I sit on my porch and I read these reports and I think about the version of me from a few years ago. The guy sitting in the dark suburban kitchen, listening to his kid cry, assuming somebody was going to fix it. Somebody was going to restore the power, somebody was going to upgrade the lines, somebody was going to make it so this didn't happen again.

Nobody did. The utility restored the power — eventually — and then went back to doing what they were doing before. Nothing changed. The next ice storm hit. The power went out again. The cycle repeated.

Here is what I think is happening, stated plainly. The people who run the grid have no meaningful incentive to make it more reliable for you. They have a regulatory framework that rewards capital spending over maintenance. They have a customer base that can't leave. They have a PR apparatus that converts every failure into a story about heroic restoration rather than systemic neglect. And they have a political environment where serious infrastructure reform is less interesting than whatever is trending that week.

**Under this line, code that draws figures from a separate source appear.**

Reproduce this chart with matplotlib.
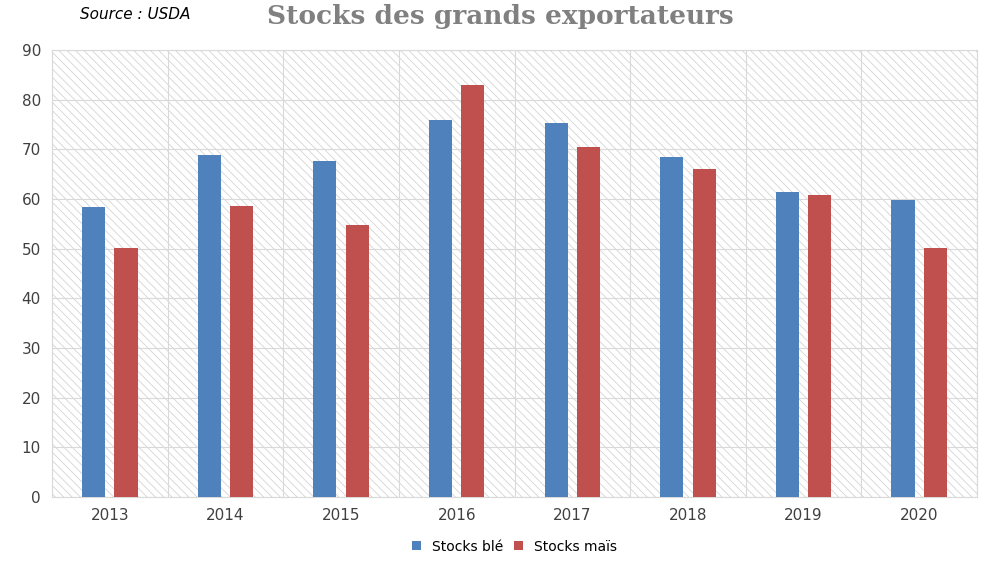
import matplotlib.pyplot as plt
import numpy as np
from matplotlib.patches import Rectangle

years = ["2013", "2014", "2015", "2016", "2017", "2018", "2019", "2020"]
ble = [58.3, 68.8, 67.6, 75.9, 75.3, 68.5, 61.4, 59.8]
mais = [50.2, 58.5, 54.7, 83.0, 70.4, 66.0, 60.8, 50.2]

plt.rcParams['hatch.linewidth'] = 0.6

fig = plt.figure(figsize=(10, 5.61), dpi=100)
ax = fig.add_axes([0.052, 0.114, 0.925, 0.797])

x = np.arange(len(years))
ax.add_patch(Rectangle((-0.5, 0), len(years), 90, facecolor='white',
                       edgecolor='#d4d4d4', linewidth=0, hatch='\\\\\\\\', zorder=0.5))
ax.bar(x - 0.14, ble, width=0.2, color='#4f81bd', label='Stocks blé', zorder=3)
ax.bar(x + 0.14, mais, width=0.2, color='#c0504d', label='Stocks maïs', zorder=3)

ax.set_xlim(-0.5, len(years) - 0.5)
ax.set_ylim(0, 90)
ax.set_yticks(range(0, 91, 10))
ax.set_xticks(x)
ax.set_xticklabels(years)
for xb in np.arange(-0.5, len(years), 1):
    ax.axvline(xb, color='#d9d9d9', linewidth=0.8, zorder=1)
ax.yaxis.grid(True, color='#d9d9d9', linewidth=0.8, zorder=1)
for s in ax.spines.values():
    s.set_color('#d9d9d9')
ax.tick_params(length=0, labelsize=11, colors='#404040', pad=8)

fig.text(0.08, 0.975, "Source : USDA", fontsize=11, style='italic', va='center')
fig.text(0.5, 0.97, "Stocks des grands exportateurs", fontsize=19, fontweight='bold',
         family='DejaVu Serif', color='#808080', ha='center', va='center')
ax.legend(loc='lower center', bbox_to_anchor=(0.5, -0.145), ncol=2, frameon=False,
          fontsize=10, handlelength=0.6, handleheight=0.6, columnspacing=0.8,
          borderpad=0.1)

fig.savefig("out.png", dpi=100)
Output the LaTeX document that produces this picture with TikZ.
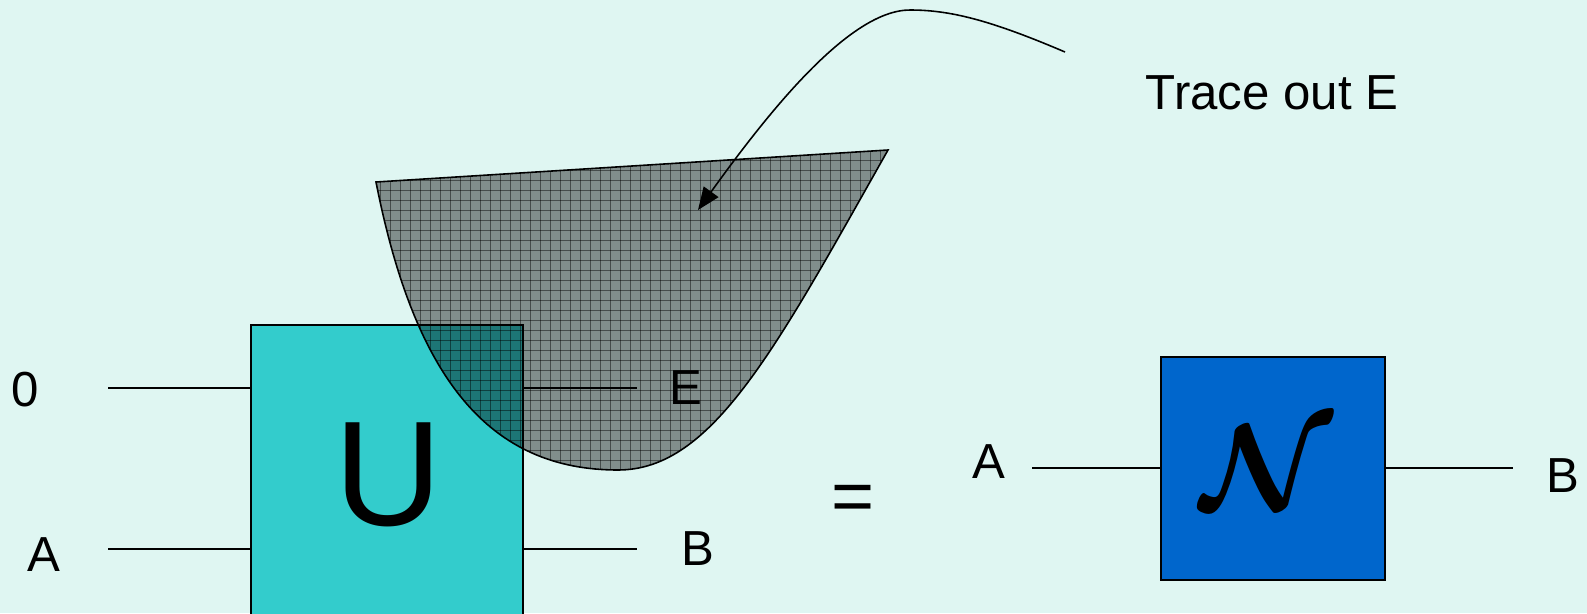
\documentclass[tikz,border=0pt]{standalone}
\usepackage{fontspec}
\usepackage{bm}
\setmainfont{Liberation Sans}
\usetikzlibrary{arrows.meta}
\definecolor{bg}{HTML}{DFF6F2}
\definecolor{ubox}{HTML}{33CCCC}
\definecolor{nbox}{HTML}{0066CC}
\tikzset{
  wire/.style={line width=0.9pt, black},
  gate/.style={draw=black, line width=1.3pt, rectangle, inner sep=0pt},
  lbl/.style={font=\fontsize{28}{30}\selectfont, inner sep=0pt},
  gridline/.style={black, opacity=0.45, line width=0.35pt},
}
\begin{document}
\begin{tikzpicture}[x=0.02cm, y=-0.02cm]
\useasboundingbox (0,0) rectangle (1587,613);
\fill[bg] (0,0) rectangle (1587,613);
% U gate
\node[gate, fill=ubox, minimum width=5.44cm, minimum height=5.8cm] (U) at (387,470) {};
\node[font=\fontsize{85}{85}\selectfont, inner sep=0pt] (Ulbl) at (388,475) {U};
% wires U
\coordinate (in0) at (108,388);
\coordinate (inA) at (108,549);
\coordinate (outE) at (637,388);
\coordinate (outB) at (637,549);
\draw[wire] (in0) -- (U.west |- in0);
\draw[wire] (inA) -- (U.west |- inA);
\draw[wire] (U.east |- outE) -- (outE);
\draw[wire] (U.east |- outB) -- (outB);
\node[lbl] (l0) at (25,390) {0};
\node[lbl] (lA) at (44,555) {A};
\node[lbl] (lE) at (686,388) {E};
\node[lbl] (lB) at (698,549) {B};
% blob
\begin{scope}
\clip (376,182) -- (888,150) .. controls (775,350) and (712,470) .. (618,470)
   .. controls (490,470) and (415,380) .. cycle;
\fill[black, opacity=0.42] (350,140) rectangle (900,480);
\foreach \gx in {350,360,...,900} \draw[gridline] (\gx,140) -- (\gx,480);
\foreach \gy in {140,150,...,480} \draw[gridline] (350,\gy) -- (900,\gy);
\end{scope}
\draw[line width=0.9pt] (376,182) -- (888,150) .. controls (775,350) and (712,470) .. (618,470)
   .. controls (490,470) and (415,380) .. cycle;
% arrow and label
\node[font=\fontsize{28}{30}\selectfont, inner sep=0pt] (trace) at (1272,93) {Trace out E};
\coordinate (astart) at (1065,52);
\coordinate (atip) at (698,210);
\draw[line width=0.9pt, -{Triangle[length=0.45cm, width=0.36cm]}] (astart) .. controls (990,20) and (950,10) .. (910,10)
   .. controls (850,10) and (770,110) .. (atip);
% equals
\node[font=\fontsize{42}{42}\selectfont, inner sep=0pt] (eq) at (853,503) {=};
% N gate
\node[gate, fill=nbox, minimum width=4.48cm, minimum height=4.46cm] (N) at (1273,468.5) {};
\node[inner sep=0pt] (Nlbl) at (1267,467) {\scalebox{6.9}{$\bm{\mathcal{N}}$}};
\coordinate (nA) at (1032,468);
\coordinate (nB) at (1513,468);
\draw[wire] (nA) -- (N.west |- nA);
\draw[wire] (N.east |- nB) -- (nB);
\node[lbl] (nlA) at (989,462) {A};
\node[lbl] (nlB) at (1563,476) {B};
\end{tikzpicture}
\end{document}
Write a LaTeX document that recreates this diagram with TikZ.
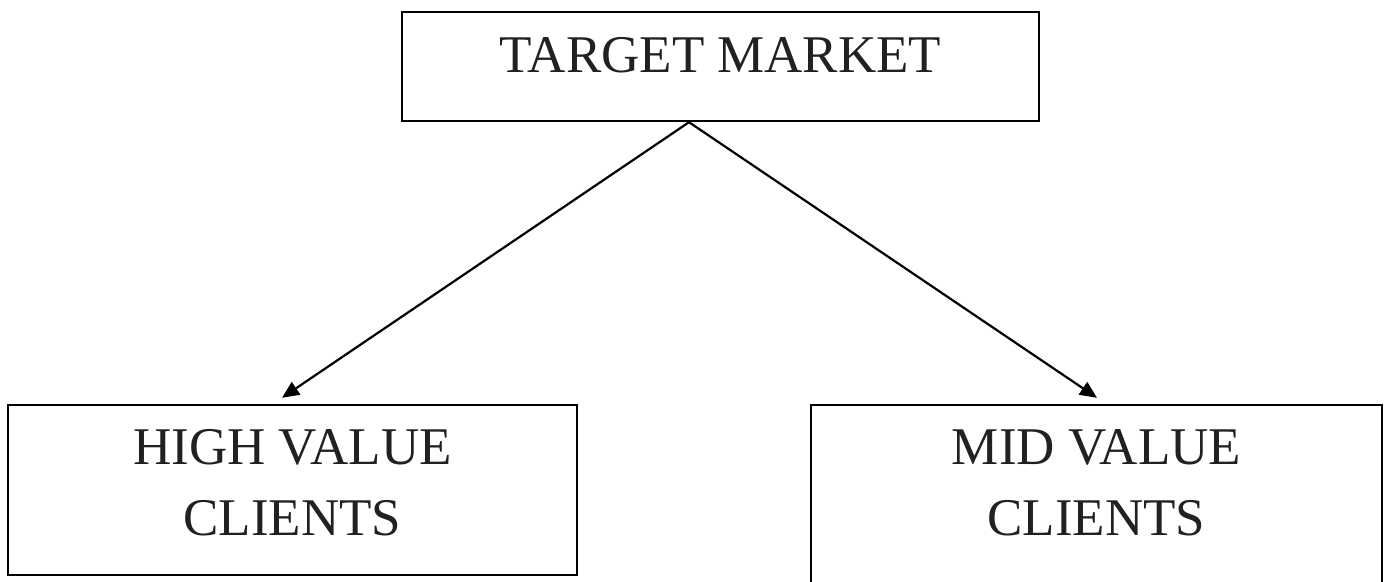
\documentclass[tikz,border=0pt]{standalone}
\usepackage{fontspec}
\setmainfont{Liberation Serif}
\usetikzlibrary{calc,arrows.meta}

\begin{document}
\begin{tikzpicture}[x=0.5pt,y=-0.5pt,
    box/.style={draw,line width=1.2pt,inner sep=0pt},
    lbl/.style={inner sep=0pt,align=center,text=black!87,
      font=\fontsize{26.5}{35.5}\selectfont},
    arr/.style={line width=1.1pt,-{Triangle[length=8.5pt,width=7.5pt]}}]
      \useasboundingbox (0,0) rectangle (1384,582);
      % boxes
      \node[box,minimum width=318.5pt,minimum height=54.5pt](top) at (720.5,66.5) {};
      \node[box,minimum width=284.5pt,minimum height=85pt](high) at (292.5,490) {};
      \node[box,minimum width=285.5pt,minimum height=95pt](mid) at (1096.5,500) {};
      % texts
      \node[lbl,anchor=base](ttop) at ($(top.north)+(0,62)$) {TARGET MARKET};
      \node[lbl,anchor=base](thigh) at ($(high.north)+(0,132)$) {HIGH VALUE\\CLIENTS};
      \node[lbl,anchor=base](tmid) at ($(mid.north)+(0,132)$) {MID VALUE\\CLIENTS};
      % arrows
      \coordinate (split) at ($(top.south)+(-31.5,0)$);
      \coordinate (hend) at ($(high.north)+(-10.5,-6)$);
      \coordinate (mend) at ($(mid.north)+(0.5,-6)$);
      \draw[arr](split)--(hend);
      \draw[arr](split)--(mend);
\end{tikzpicture}
\end{document}
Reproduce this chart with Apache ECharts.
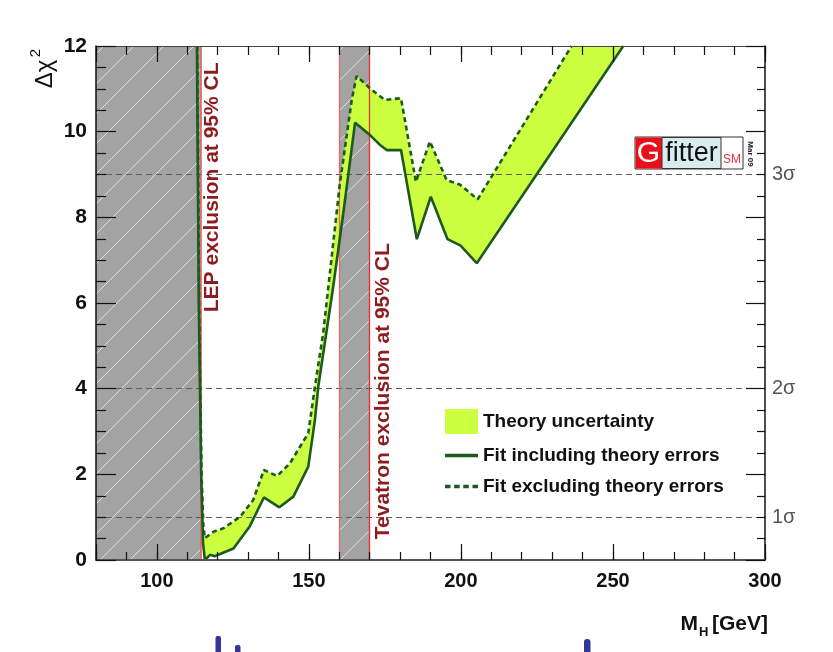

So the grid will continue to get worse. Not dramatically. Not all at once. Just a little bit more, each year, in a way that shows up in the data but doesn't generate enough outrage to force change. A few more minutes of darkness per year. A few more events. A few more families sitting in cold houses wondering when somebody's going to fix this.

I'm not telling you to do what I did. Moving off-grid is not practical for most people and I know that. But having a plan is practical for everyone. A whole-home standby generator and a week's worth of fuel is not a luxury. It's the rational response to a trendline that is not going to reverse itself because you asked nicely.

This isn't fearmongering. It's a spreadsheet.